A Justice of the Court of Appeal, P.O. Ige (JCA), gave a succinct interpretation of the right to be presumed innocent until proven guilty in the case of John Ekele v. Federal Republic of Nigeria when he stated: “This basically means that until a judicial pronouncement on the guilt or otherwise of the accused person is made, he/she is to be treated the same as a regular person.”
    
This right, enshrined in Section 36 (5) of the Constitution and Article 7 of the African Charter on Human and Peoples Rights, is the underlying rationale behind the granting of bail to accused persons, pending the determination of the charges against them. The conditions of bail given by courts are to protect the competing right of the state to ensure the attendance of the accused person at his or her trial. This fundamental human right is also the foundational basis upon which the standard of proof (proof beyond reasonable doubt) and the burden of proof (which is on the prosecution) are set in criminal cases.

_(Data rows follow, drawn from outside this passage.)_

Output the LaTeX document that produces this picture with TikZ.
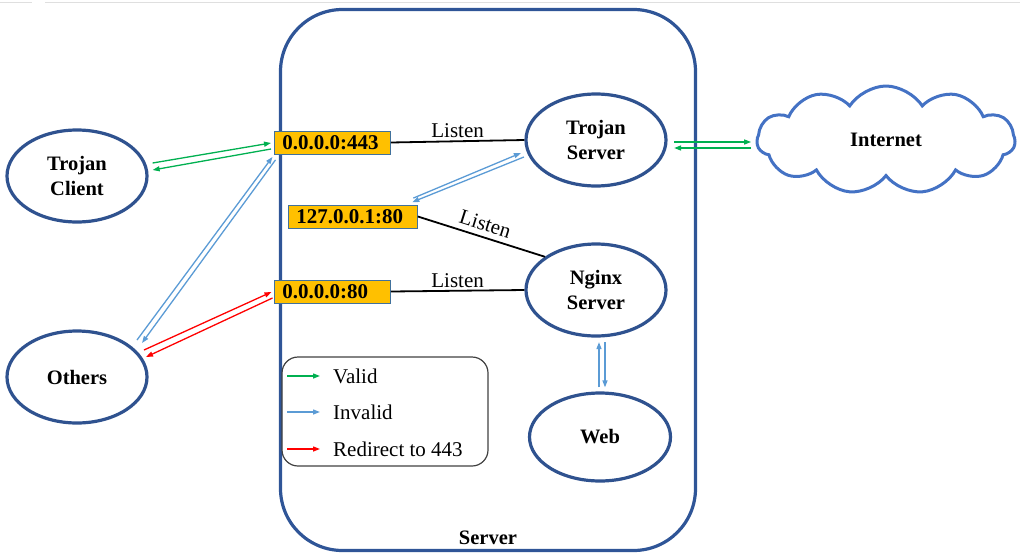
\documentclass[tikz,border=0pt]{standalone}
\usepackage{fontspec}
\setmainfont{Liberation Serif}
\usetikzlibrary{shapes.geometric,shapes.symbols,arrows.meta}

\definecolor{ellblue}{HTML}{2F528F}
\definecolor{srvblue}{HTML}{2F5597}
\definecolor{portfill}{HTML}{FFC000}
\definecolor{portedge}{HTML}{41719C}
\definecolor{cloudblue}{HTML}{4472C4}
\definecolor{validc}{HTML}{00B050}
\definecolor{invalidc}{HTML}{5B9BD5}
\definecolor{redirc}{HTML}{FF0000}

\begin{document}
\begin{tikzpicture}[x=1pt,y=-1pt,
  host/.style={ellipse, draw=ellblue, line width=3.2pt, minimum width=140pt, minimum height=92pt,
    inner sep=0pt, align=center, font=\bfseries\fontsize{20.5}{25}\selectfont},
  portbox/.style={draw=portedge, fill=portfill, line width=0.8pt, anchor=west, minimum height=23pt,
    inner xsep=8pt, inner ysep=0pt, align=left, font=\bfseries\fontsize{21}{24}\selectfont},
  listen/.style={line width=1.8pt, black},
  lbl/.style={font=\fontsize{21}{24}\selectfont},
  tip/.style={-{Triangle[length=7pt,width=5pt]}},
  valid/.style={tip, draw=validc, line width=1.3pt},
  invalid/.style={tip, draw=invalidc, line width=1.3pt},
  redir/.style={tip, draw=redirc, line width=1.3pt}]
\useasboundingbox (0,0) rectangle (1020,555);
% thin line at the top
\draw[gray!25, line width=1pt] (0,2) -- (32,2) (45,2) -- (1020,2);

% the server box
\node[draw=srvblue, line width=3.2pt, rounded corners=62pt, minimum width=415pt, minimum height=541pt] (srv) at (488,280) {};
\node[font=\bfseries\fontsize{20.5}{22}\selectfont] (srvlabel) at (488,538) {Server};

% hosts
\node[host] (tc) at (77,176) {Trojan\\Client};
\node[host] (oth) at (77,377) {Others};
\node[host] (ts) at (596,140) {Trojan\\Server};
\node[host] (ng) at (596,290) {Nginx\\Server};
\node[host, minimum width=141pt, minimum height=88pt] (web) at (600,437) {Web};
\node[cloud, cloud puffs=11, cloud puff arc=115, cloud ignores aspect, draw=cloudblue, line width=3pt,
  minimum width=258pt, minimum height=108pt, font=\bfseries\fontsize{20.5}{22}\selectfont] (inet) at (886,140) {Internet};

% ports
\node[portbox, text width=100pt] (p443) at (274,142.5) {0.0.0.0:443};
\node[portbox, text width=113pt] (p127) at (288,216.5) {127.0.0.1:80};
\node[portbox, text width=100pt] (p80) at (274,291.5) {0.0.0.0:80};

% listen lines
\draw[listen] (p443.east) -- (ts.west) node[lbl, midway, above=-1pt] {Listen};
\draw[listen] (p127.east) -- (ng.147) node[lbl, midway, above=2pt, sloped] {Listen};
\draw[listen] (p80.east) -- (ng.west) node[lbl, midway, above=-1pt] {Listen};

% trojan client <-> 443
\draw[valid] ([xshift=4pt,yshift=13pt]tc.east) -- ([xshift=-3pt,yshift=-0.5pt]p443.west);
\draw[valid] ([xshift=-3pt,yshift=-6.5pt]p443.west) -- ([xshift=4pt,yshift=6pt]tc.east);
% others <-> 443
\draw[invalid] ([xshift=60pt,yshift=37pt]oth.center) -- ([xshift=-1.5pt,yshift=-2.5pt]p443.south west);
\draw[invalid] ([xshift=1.5pt,yshift=-5.5pt]p443.south west) -- ([xshift=65pt,yshift=34pt]oth.center);
% others <-> 80
\draw[redir] ([xshift=67pt,yshift=27pt]oth.center) -- ([xshift=-2.5pt,yshift=-0.5pt]p80.west);
\draw[redir] ([xshift=-1.5pt,yshift=-6.5pt]p80.west) -- ([xshift=69pt,yshift=20pt]oth.center);
% 127 <-> trojan server
\draw[invalid] ([xshift=-4.5pt,yshift=6.5pt]p127.north east) -- ([xshift=-3.5pt,yshift=-13pt]ts.west);
\draw[invalid] ([xshift=-0.5pt,yshift=-17pt]ts.west) -- ([xshift=-5.5pt,yshift=2.5pt]p127.north east);
% trojan server <-> internet
\draw[valid] ([xshift=6.5pt,yshift=-2pt]ts.east) -- ([xshift=83.5pt,yshift=-2pt]ts.east);
\draw[valid] ([xshift=83.5pt,yshift=-8pt]ts.east) -- ([xshift=6.5pt,yshift=-8pt]ts.east);
% nginx <-> web
\draw[invalid] ([xshift=-1pt,yshift=4pt]web.north) -- ([xshift=3pt,yshift=-4.5pt]ng.south);
\draw[invalid] ([xshift=9pt,yshift=-4.5pt]ng.south) -- ([xshift=5pt,yshift=4pt]web.north);

% legend
\node[draw=black!75, line width=1.2pt, rounded corners=16pt, minimum width=206pt, minimum height=109pt] (lg) at (385,411.5) {};
\node[lbl, anchor=west, inner sep=0pt] (lv) at (333,376) {Valid};
\node[lbl, anchor=west, inner sep=0pt] (li) at (333,412) {Invalid};
\node[lbl, anchor=west, inner sep=0pt] (lr) at (333,449) {Redirect to 443};
\draw[valid] ([xshift=-46pt]lv.west) -- ([xshift=-13pt]lv.west);
\draw[invalid] ([xshift=-46pt]li.west) -- ([xshift=-13pt]li.west);
\draw[redir] ([xshift=-46pt]lr.west) -- ([xshift=-13pt]lr.west);
\end{tikzpicture}
\end{document}
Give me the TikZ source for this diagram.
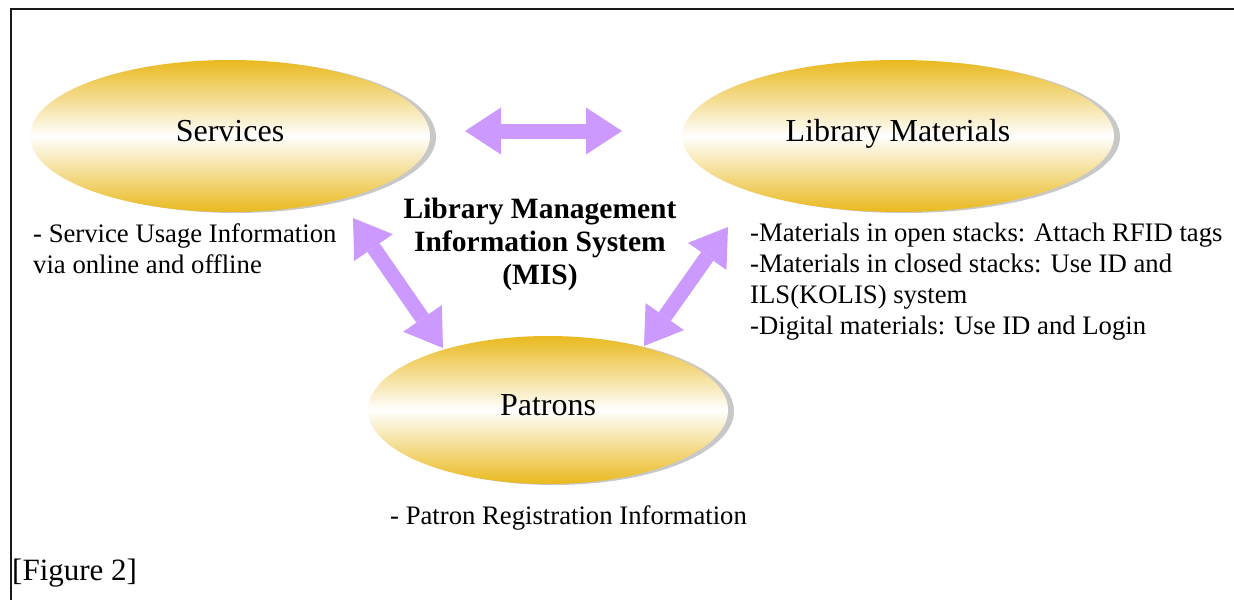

A sure way to give this right practical meaning is to ask the following question: Would an innocent person be paraded in such a way or manner? The practical reality of the presumption of innocence is that until the court of law convicts a person of a crime, he is innocent in law and should be treated as such, no matter how glaring or overwhelming the evidence against him or her might seem.
    
Security agencies in Nigeria have over the years tried to defend the parade of suspects. In the suit filed by Nnoli, the EFCC, in its counter-affidavit filed in response to the suit, maintained that the act was necessary to eradicate the commission of economic and financial crimes in Nigeria, a mandate the Commission has under Section 6 of its establishing law. Dolapo Badmus, Police Public Relations Officer (PRO) for Zone 2 Command, Lagos, reportedly gave a similar defence for the parade of suspects by the police. She is reported to have said that parading suspects will go a long way to serve as a deterrent to others, thereby reducing the tendency of criminality.
    
The Police PRO also stated that as long as the term ‘suspect’ is used by the police in relation to the individual being paraded, no law has been broken. The current Inspector General of Police (IGP), Ibrahim Idris, has endorsed the practice, stating that it has boosted public confidence in the police.
    
The notion that marching suspects in front of the media has led to a decrease in crime or it serves as a deterrence to crime is not supported by any empirical evidence. In any event, the position is a poor defence for an unconstitutional act. Also, rather than boost confidence in our criminal justice system, parading suspects has done the opposite. Citizens have become wary of the practice that hardly leads to successful prosecutions and convictions.
    
The illegal parade of suspects must be distinguished from identification parades. Identification parade is part of our criminal process and is a police procedure whereby suspects and other physically similar persons are lined up so that victim(s) or witness(es) can identify the perpetrator of a crime. The media parade of crime suspects has no useful aim in the investigative process. Besides, dehumanising individuals in such an irreversible manner is too high a price to boost the ego of our security agencies.
    
As we continue to grow as a democratic nation that upholds the rule of law and protects the fundamental rights of its citizens, the practice of parading suspects is one of the residues of the military era we must do away with.